In his 1989 book Contingency, irony and solidarity, he laid out some of his most enduring ideas, and presented us with a model political person, someone he calls an “ironist”. When I read this book, I was intrigued upon encountering a new unspecified pronoun for the first time – a female one:

On my own definition an ironist cannot get along without the contrast between the final vocabulary she inherited and the one she is trying to create for herself. Irony is, if not intrinsically resentful, at least reactive. Ironists have to have something to have doubts about, something from which to be alienated. [4]

I was intoxicated by Rorty’s writing on irony. It had implications for me as an artist-under-formation, and Contingency, irony and solidarity was instrumental in developing my own understanding of a liberal politics.
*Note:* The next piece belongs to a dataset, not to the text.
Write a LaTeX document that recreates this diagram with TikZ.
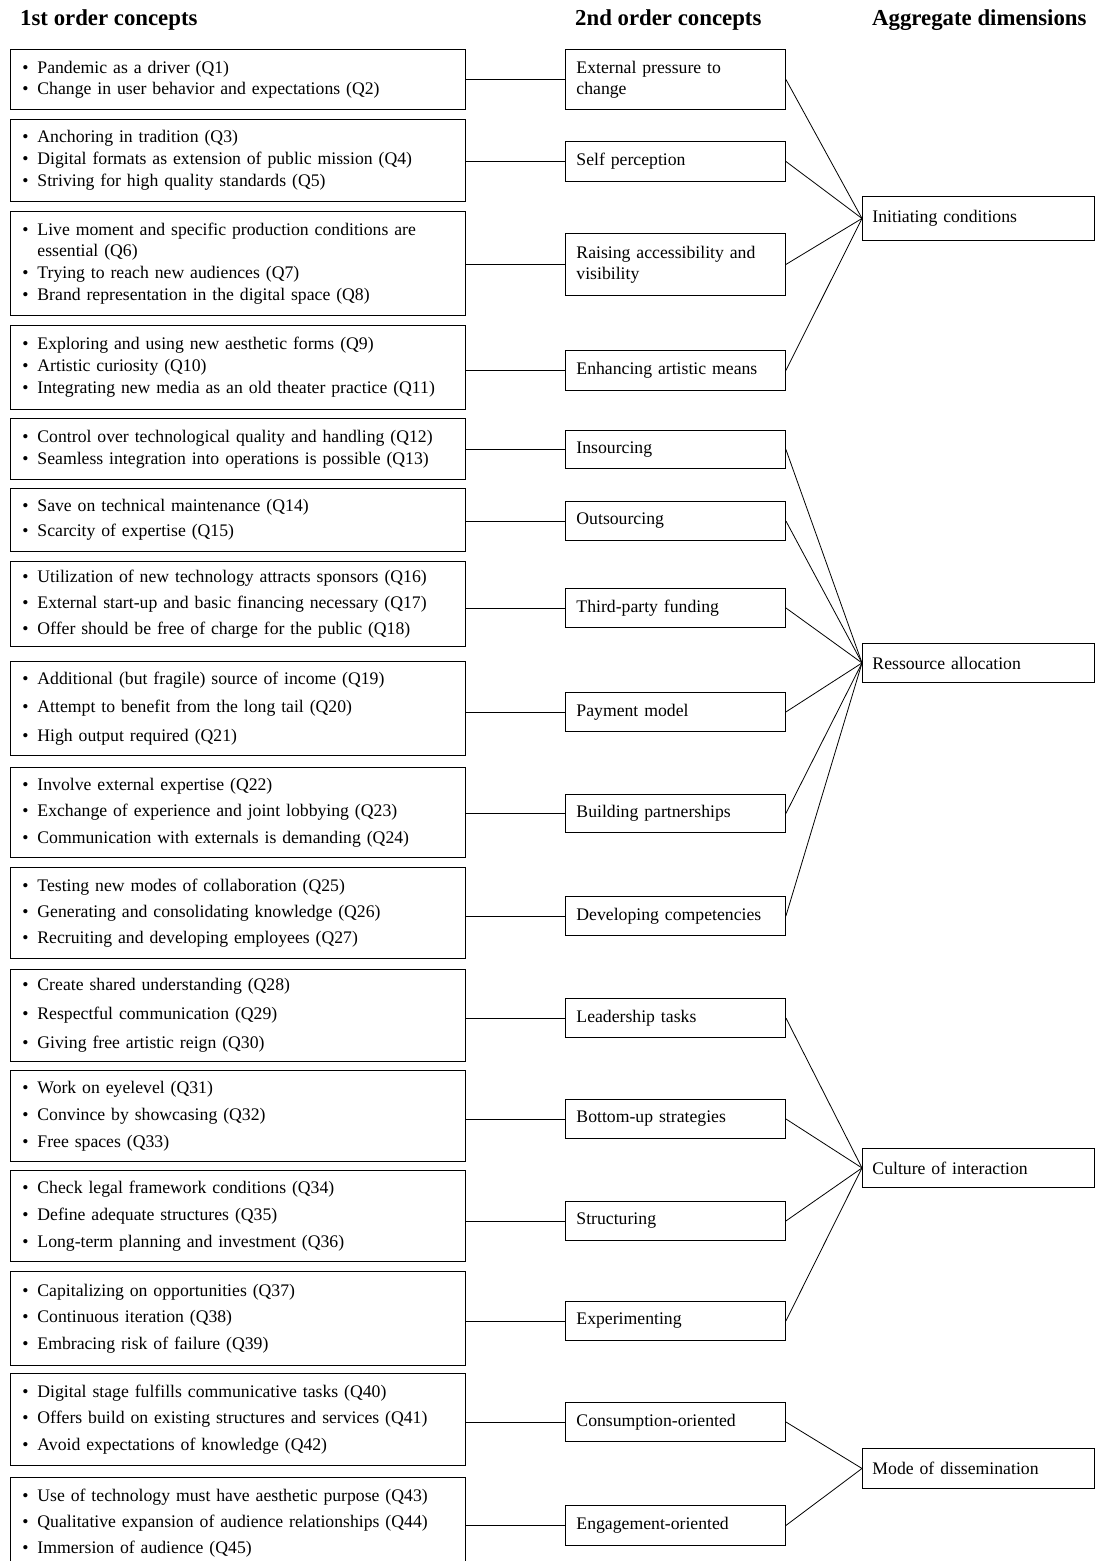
\documentclass[tikz,border=0pt]{standalone}
\usepackage{fontspec}
\setmainfont{Liberation Serif}
\newcommand\bul{\makebox[15pt][l]{\textbullet}}
\newcommand\hangsp{\makebox[15pt]{}}
\begin{document}
\begin{tikzpicture}[x=1pt,y=-1pt,
  hdr/.style={anchor=base west, inner sep=0pt, font=\fontsize{22.8}{26}\selectfont\bfseries},
  firstbox/.style 2 args={draw, line width=0.9pt, anchor=north west, minimum width=455pt, text width=431pt, inner xsep=12pt, inner ysep=0pt, align=left, minimum height=#1, font=\fontsize{17.7}{#2}\selectfont},
  secondbox/.style={draw, line width=0.9pt, anchor=north west, minimum width=220pt, text width=198pt, inner xsep=11pt, inner ysep=0pt, align=left, minimum height=#1, font=\fontsize{17.7}{21}\selectfont},
  aggbox/.style={draw, line width=0.9pt, anchor=north west, minimum width=232pt, text width=212pt, inner xsep=10pt, inner ysep=0pt, align=left, minimum height=#1, font=\fontsize{17.7}{21}\selectfont},
  link/.style={draw, line width=0.8pt}
]
\useasboundingbox (0,0) rectangle (1095,1561);

% headers
\node[hdr] (h1) at (20,25) {1st order concepts};
\node[hdr] (h2) at (575,25) {2nd order concepts};
\node[hdr] (h3) at (872,25) {Aggregate dimensions};

% first order boxes
\node[firstbox={60}{21}] (f1) at (10,49) {\bul Pandemic as a driver (Q1)\\ \bul Change in user behavior and expectations (Q2)};
\node[firstbox={82}{22}] (f2) at (10,119) {\bul Anchoring in tradition (Q3)\\ \bul Digital formats as extension of public mission (Q4)\\ \bul Striving for high quality standards (Q5)};
\node[firstbox={104}{21.7}] (f3) at (10,211) {\bul Live moment and specific production conditions are\\ \hangsp essential (Q6)\\ \bul Trying to reach new audiences (Q7)\\ \bul Brand representation in the digital space (Q8)};
\node[firstbox={84}{22}] (f4) at (10,325) {\bul Exploring and using new aesthetic forms (Q9)\\ \bul Artistic curiosity (Q10)\\ \bul Integrating new media as an old theater practice (Q11)};
\node[firstbox={61}{22}] (f5) at (10,418) {\bul Control over technological quality and handling (Q12)\\ \bul Seamless integration into operations is possible (Q13)};
\node[firstbox={63}{25}] (f6) at (10,488) {\bul Save on technical maintenance (Q14)\\ \bul Scarcity of expertise (Q15)};
\node[firstbox={85}{26}] (f7) at (10,561) {\bul Utilization of new technology attracts sponsors (Q16)\\ \bul External start-up and basic financing necessary (Q17)\\ \bul Offer should be free of charge for the public (Q18)};
\node[firstbox={94}{28.5}] (f8) at (10,661) {\bul Additional (but fragile) source of income (Q19)\\ \bul Attempt to benefit from the long tail (Q20)\\ \bul High output required (Q21)};
\node[firstbox={90}{26.5}] (f9) at (10,767) {\bul Involve external expertise (Q22)\\ \bul Exchange of experience and joint lobbying (Q23)\\ \bul Communication with externals is demanding (Q24)};
\node[firstbox={91}{26}] (f10) at (10,867) {\bul Testing new modes of collaboration (Q25)\\ \bul Generating and consolidating knowledge (Q26)\\ \bul Recruiting and developing employees (Q27)};
\node[firstbox={92}{29}] (f11) at (10,969) {\bul Create shared understanding (Q28)\\ \bul Respectful communication (Q29)\\ \bul Giving free artistic reign (Q30)};
\node[firstbox={91}{27}] (f12) at (10,1070) {\bul Work on eyelevel (Q31)\\ \bul Convince by showcasing (Q32)\\ \bul Free spaces (Q33)};
\node[firstbox={91}{27}] (f13) at (10,1170) {\bul Check legal framework conditions (Q34)\\ \bul Define adequate structures (Q35)\\ \bul Long-term planning and investment (Q36)};
\node[firstbox={94}{26.5}] (f14) at (10,1271) {\bul Capitalizing on opportunities (Q37)\\ \bul Continuous iteration (Q38)\\ \bul Embracing risk of failure (Q39)};
\node[firstbox={92}{26.5}] (f15) at (10,1373) {\bul Digital stage fulfills communicative tasks (Q40)\\ \bul Offers build on existing structures and services (Q41)\\ \bul Avoid expectations of knowledge (Q42)};
\node[firstbox={92}{26}] (f16) at (10,1477) {\bul Use of technology must have aesthetic purpose (Q43)\\ \bul Qualitative expansion of audience relationships (Q44)\\ \bul Immersion of audience (Q45)};

% second order boxes
\node[secondbox=60] (s1) at (565,49) {External pressure to\\ change};
\node[secondbox=40] (s2) at (565,141) {Self perception};
\node[secondbox=62] (s3) at (565,233) {Raising accessibility and\\ visibility};
\node[secondbox=40] (s4) at (565,350) {Enhancing artistic means};
\node[secondbox=38] (s5) at (565,430) {Insourcing};
\node[secondbox=39] (s6) at (565,501) {Outsourcing};
\node[secondbox=39] (s7) at (565,588) {Third-party funding};
\node[secondbox=39] (s8) at (565,692) {Payment model};
\node[secondbox=38] (s9) at (565,794) {Building partnerships};
\node[secondbox=39] (s10) at (565,896) {Developing competencies};
\node[secondbox=39] (s11) at (565,998) {Leadership tasks};
\node[secondbox=39] (s12) at (565,1099) {Bottom-up strategies};
\node[secondbox=39] (s13) at (565,1201) {Structuring};
\node[secondbox=39] (s14) at (565,1301) {Experimenting};
\node[secondbox=39] (s15) at (565,1402) {Consumption-oriented};
\node[secondbox=40] (s16) at (565,1505) {Engagement-oriented};

% aggregate boxes
\node[aggbox=44] (a1) at (862,196) {Initiating conditions};
\node[aggbox=39] (a2) at (862,643) {Ressource allocation};
\node[aggbox=39] (a3) at (862,1148) {Culture of interaction};
\node[aggbox=40] (a4) at (862,1448) {Mode of dissemination};

% first -> second
\foreach \i in {1,...,16}
  \draw[link] (s\i.west) -- (s\i.west -| f\i.east);

% second -> aggregate
\foreach \i in {1,...,4}
  \draw[link] (s\i.east) -- (a1.west);
\foreach \i in {5,...,10}
  \draw[link] (s\i.east) -- (a2.west);
\foreach \i in {11,...,14}
  \draw[link] (s\i.east) -- (a3.west);
\foreach \i in {15,16}
  \draw[link] (s\i.east) -- (a4.west);
\end{tikzpicture}
\end{document}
In defining a “liberal”, Rorty paraphrased his contemporary, philosopher Judith Shklar. Throughout her work, Shklar maintained, in simple and unapologetic terms, that “liberals are the people who think that cruelty is the worst thing we do”. [5] In the forward to his book, Rorty previewed the figure he wished to promote, someone he called a “liberal ironist”:

I use “ironist” to name the sort of person who faces up to the contingency of his or her own most central beliefs and desires – someone sufficiently historicist and nominalist to have abandoned the idea that those central beliefs and desires refer back to something beyond the reach of time and chance. Liberal ironists are people who include among these ungroundable desires their own hope that suffering will be diminished, that the humiliation of human beings by other human beings may cease. [6]

Rorty’s ideas appealed to me because they seemed to have more direct political application than those from some of the other philosophers I was just beginning to discover. He was aware of a penchant in philosophy to retreat from the real world into metaphysical speculation. This was probably a response to the academic environment around him, which, throughout 1980s, was still under the sway of Heidegger.